Are Fathers More Replaceable than Mothers?

By Don Hubin, PhD

What does this  graph represent?!

Let’s give some background first.  The picture is an ngram—a representation of the frequency with which a word or phrase is found in Google’s vast library of digitized books and articles. This ngram shows the frequency of two terms since 1940. The full graph, only part of which is shown here, indicates that neither term was found with any frequency in published writings before 1940. In the 1940s and part of the 1950s, they were both found with about the same frequency. But by the late 1950s there was an increasing gap in the frequency with which these two terms appear—a gap that expands significantly from around 2000 on.

Okay, but what terms do the lines in this ngram represent?

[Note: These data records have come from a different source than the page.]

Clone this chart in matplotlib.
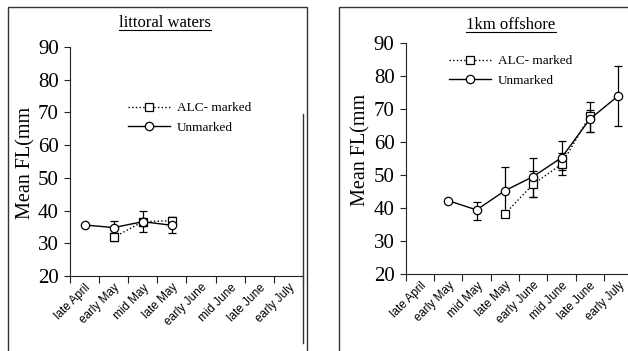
import matplotlib
matplotlib.use("Agg")
import matplotlib.pyplot as plt
from matplotlib.patches import Rectangle
from matplotlib.lines import Line2D
import numpy as np

periods = ["late April", "early May", "mid May", "late May",
           "early June", "mid June", "late June", "early July"]

# littoral waters
lit_unm_idx = [0, 1, 2, 3]
lit_unm = [35.6, 34.8, 36.6, 35.5]
lit_unm_lo = [35.6, 33.0, 33.3, 33.0]
lit_unm_hi = [35.6, 36.9, 39.9, 38.1]
lit_alc_idx = [1, 2, 3]
lit_alc = [31.8, 36.6, 36.9]
lit_alc_lo = [30.8, 35.4, 35.9]
lit_alc_hi = [33.0, 37.8, 37.9]

# 1km offshore
off_unm_idx = [1, 2, 3, 4, 5, 6, 7]
off_unm = [42.2, 39.4, 45.2, 49.5, 55.2, 66.9, 73.9]
off_unm_lo = [42.2, 36.3, 38.4, 43.2, 51.5, 63.1, 64.8]
off_unm_hi = [42.2, 41.7, 52.3, 55.2, 60.3, 72.1, 82.9]
off_alc_idx = [3, 4, 5, 6]
off_alc = [38.2, 47.2, 53.2, 67.9]
off_alc_lo = [37.2, 43.2, 50.0, 63.1]
off_alc_hi = [39.2, 51.2, 56.5, 69.6]

plt.rcParams['font.family'] = ['Liberation Serif', 'DejaVu Serif']

W, H = 628, 351
fig = plt.figure(figsize=(W / 100, H / 100), dpi=100)


def fx(px):
    return px / W


def fy(py):
    return 1 - py / H


def panel(rect, title, title_xy, ylab_xy, leg_xy, data):
    ax = fig.add_axes(rect)
    x = np.arange(len(periods)) + 0.5
    (ui, u, ulo, uhi), (ai, a, alo, ahi) = data
    ui = np.array(ui); u = np.array(u)
    ai = np.array(ai); a = np.array(a)
    ax.errorbar(x[ai], a, yerr=[a - np.array(alo), np.array(ahi) - a],
                fmt='none', ecolor='black', elinewidth=0.9, capsize=3,
                capthick=0.9, zorder=2)
    ax.plot(x[ai], a, 's', ls=':', color='black', mfc='white', mec='black',
            ms=5.5, mew=0.9, lw=1.0, label='ALC- marked', zorder=3)
    ax.errorbar(x[ui], u, yerr=[u - np.array(ulo), np.array(uhi) - u],
                fmt='none', ecolor='black', elinewidth=0.9, capsize=3,
                capthick=0.9, zorder=2)
    ax.plot(x[ui], u, 'o', ls='-', color='black', mfc='white', mec='black',
            ms=6, mew=0.9, lw=1.0, label='Unmarked', zorder=4)
    ax.set_xlim(0, len(periods))
    ax.set_ylim(20, 90)
    ax.set_yticks(range(20, 91, 10))
    ax.set_xticks(np.arange(len(periods) + 1))
    ax.set_xticklabels([])
    ax.set_xticks(x, minor=True)
    ax.set_xticklabels(periods, minor=True, rotation=45, ha='right',
                       rotation_mode='anchor', fontsize=8.5,
                       family='Liberation Sans')
    ax.tick_params(axis='x', which='minor', length=0, pad=4)
    ax.tick_params(axis='x', which='major', length=5, direction='out',
                   width=0.8, color='#222222')
    ax.tick_params(axis='y', length=4, width=0.8, labelsize=15,
                   color='#222222', pad=4)
    for s in ['top', 'right']:
        ax.spines[s].set_visible(False)
    for s in ['left', 'bottom']:
        ax.spines[s].set_color('#222222')
        ax.spines[s].set_linewidth(0.8)
    ax.patch.set_visible(False)
    fig.text(fx(title_xy[0]), fy(title_xy[1]), title, ha='center',
             va='center', fontsize=12)
    fig.text(fx(ylab_xy[0]), fy(ylab_xy[1]), 'Mean FL(mm', ha='center',
             va='center', rotation=90, fontsize=14.5)
    ax.legend(loc='upper left', bbox_to_anchor=(fx(leg_xy[0]), fy(leg_xy[1])),
              bbox_transform=fig.transFigure, frameon=False, fontsize=9.5,
              handlelength=3.2, handletextpad=0.5, borderpad=0,
              labelspacing=0.55, borderaxespad=0)
    return ax


ax1 = panel([fx(70), fy(276), fx(303) - fx(70), fy(47) - fy(276)],
            'littoral waters', (165, 23), (26, 163), (128, 102),
            ((lit_unm_idx, lit_unm, lit_unm_lo, lit_unm_hi),
             (lit_alc_idx, lit_alc, lit_alc_lo, lit_alc_hi)))
ax2 = panel([fx(405.7), fy(274), fx(226.7), fy(42.7) - fy(274)],
            '1km offshore', (511, 25), (361, 150), (449, 55),
            ((off_unm_idx, off_unm, off_unm_lo, off_unm_hi),
             (off_alc_idx, off_alc, off_alc_lo, off_alc_hi)))

# panel frames
fig.add_artist(Rectangle((fx(8), fy(400)), fx(299), fy(7) - fy(400),
                         transform=fig.transFigure, fill=False,
                         ec='#333333', lw=1.0))
fig.add_artist(Rectangle((fx(339), fy(400)), fx(320), fy(7) - fy(400),
                         transform=fig.transFigure, fill=False,
                         ec='#333333', lw=1.0))
fig.add_artist(Line2D([fx(303), fx(303)], [fy(114), fy(343)],
                      transform=fig.transFigure, color='#333333', lw=1.0))

# underline titles
fig.canvas.draw()
r = fig.canvas.get_renderer()
for t in fig.texts:
    if t.get_text() in ('littoral waters', '1km offshore'):
        bb = t.get_window_extent(r)
        y = (bb.y0 + 1) / (H)
        fig.add_artist(Line2D([bb.x0 / W, bb.x1 / W], [y, y],
                              transform=fig.transFigure, color='black',
                              lw=0.8))

fig.savefig('out.png', dpi=100)
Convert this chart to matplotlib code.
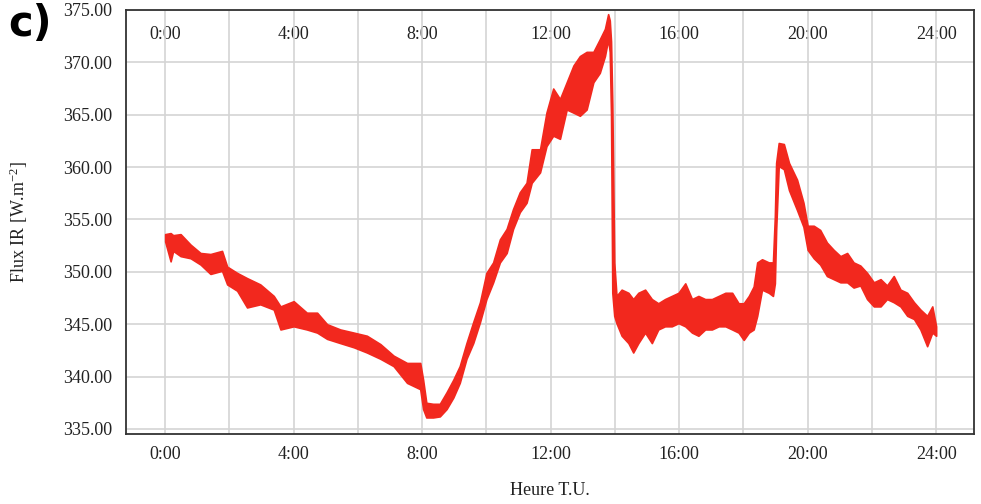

The red line indicates the frequency of the term ‘mother figure’ and the blue line shows the frequency of the term ‘father figure’.

And that’s why this ngram is relevant to National Parents Organization's mission. We believe that fathers and mothers are equally important to their children. When a father is not present in a child’s life—because of death, distance, or (regrettably) his choice—father figures can play an important role in the development of both boys and girls. And we celebrate the men—step-fathers, grandfathers, uncles, or others—who play the role of a father figure in children’s lives.

Father figures, then, can be important. But if a mother isn’t present in a child’s life—through death, distance, or (regrettably) her choice—a mother figure can play an important role in a child’s life, too. So, why don’t we hear as much about mother figures?

Often when politicians or pundits are talking about the importance of fathers, they will slide imperceptibly into talking about father figures, as if they’re not changing the subject. We never hear those politicians and pundits  talking about the importance of mothers make a similar slide into talking about mother figures.

This difference suggests a, perhaps unconscious, belief that fathers are replaceable in a way that mothers are not.

But a father figure isn’t a father. And fathers are no more replaceable than mothers. There are many reasons for father absence, some beyond our control. But we should take all reasonable steps to ensure that our laws and customs are not causing some of the father absence that we lament. And, right now, they surely are.

Until every state in the country has a rebuttable presumption of equal shared parenting when parents live apart, our laws and court practices will continue to contribute to the problem we try to address by finding replacements for fathers: father figures.

We should honor those men who play the role of father figure when necessary, but first we should ensure as much as possible that children don’t need a father figure in their lives because they have a father in their lives.